Também integrante da Orquestra de Cordas da Grota, onde iniciou aos 6 anos, o músico solo se divide entre o dia a dia de estudos e apresentações pelas ruas das cidades de Niterói e São Gonçalo.
"Meu amor pela música começou desde muito cedo, aos 6 anos, e aos 13 passei a mostrar meu trabalho nas ruas, com a intenção de conquistar algumas coisas que a minha família não tinha condições de me proporcionar. E foi a partir disso que comecei a conseguir trabalhos em festa de 15 anos, casamentos e jantares", contou o violinista.

Sonho dos palcos
Muitos grandes artistas começaram suas carreiras nas ruas. A história da música está cheia de casos de artistas que se destacaram graças à exposição na rua, onde foram descobertos e receberam oportunidades. Desde músicos de jazz nos anos 1920 até estrelas do pop moderno, a música de rua é parte essencial da cultura e da indústria musical. A rua é, portanto, um local legítimo e de relevante importância para começar e expandir uma carreira musical.

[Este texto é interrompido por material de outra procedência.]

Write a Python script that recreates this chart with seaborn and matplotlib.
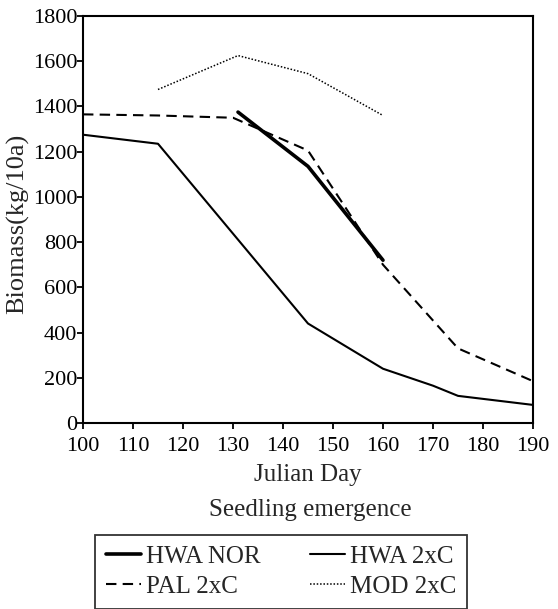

Para um artista, especialmente um iniciante, praticar na rua é um excelente exercício de desenvolvimento, aperfeiçoamento e adaptabilidade. E, ainda que não seja fácil, a prática constante desenvolve habilidades que muitos músicos só adquirem depois de anos de palco, através do enfrentamento de olhares, o trabalho com o improviso e a conexão com o público.
Mas, ainda que as ruas venham a preparar o artista para a carreira artística de maneira efetiva, o sonho de viver da música, ter sucesso e se apresentar em grandes palcos, ao lado de grandes artistas, está intrínseco à todos estes músicos.
"Tenho o sonho de conseguir viver bem com a música e poder ajudar jovens de comunidades levando o conhecimento da música para eles, e tirando eles dessas realidade que temos na comunidade", disse Jhony Pereira. "Para quem ta começando, posso dizer que viver da música é dificil, mas vale a pena. A gente não pode desistir dos nossos sonhos, tem que estudar, tem que ter fé e correr atrás. Quero muito chegar aos palcos e conquistar uma melhor condição financeira", afirmou Wellerson Botelho.
"Meu sonho é poder me apresentar com grandes artistas, fazer um show para um grande público, e com certeza a gente pensa na fama, no crescimento do grupo, no reconhecimento nacional, é um desejo do nosso coração. Estou nessa caminhada, estudando, fazendo a minha parte. Não cheguei lá, e acredito que não estou perto de chegar, mas junto com o grupo estou persistindo e a gente acredita que vai dar tudo certo", garantiu Ítalo Santos. "Me vejo em um futuro próspero, onde eu possa estar nos palcos, fazendo o que eu amo que é viver de música, sem nunca desistir. E digo até mesmo para os jovens que estão começando, que muitas vezes se veem perdidos, sem caber qual caminho percorrer, que se o seu sonho estiver dentro do seu coração, acredita e segue. Por mais que pareça que não vai chegar, sua hora sempre chega", completou Samuel Araújo.
Ainda na temática de sonhos [realizados e em processo de realização], o violinista Wendersom Alcipio garante que o desejo de continuar aprendendo e investindo na música segue vivo em seu coração, mesmo diante das dificuldades.
"Meu maior sonho era viver da música, e já foi realizado. No entanto, quero continuar aprendendo, me qualificando e investindo na minha musicalidade para ter mais retorno. Quero estudar e tocar meu instrumento cada vez melhor, estar preparado para oportunidades e continuar fazendo o que amo. E para aqueles que, assim como nós, tem esse sonho, não permitam que a música se torne apenas "trabalho" e busquem inspiração constantemente para manter o amor pela música vivo. Com dedicação e visibilidade, as oportunidades surgirão", afirmou o músico.
Na rua, todo mundo é público e todos acabam sendo contagiados pelo palco aberto que se tornaram as vias públicas das cidades. Sejam músicos, atores, palhaços, acrobatas, malabaristas ou artesãos, estes artistas tem em comum não só o palco a céu aberto, como também a oferta de alegria e entretenimento nos trajetos rotineiros dos brasileiros mostrando que a arte de rua hoje é um berço de diversidade e ferramenta poderosa para a disseminação da cultura em sua forma mais pura.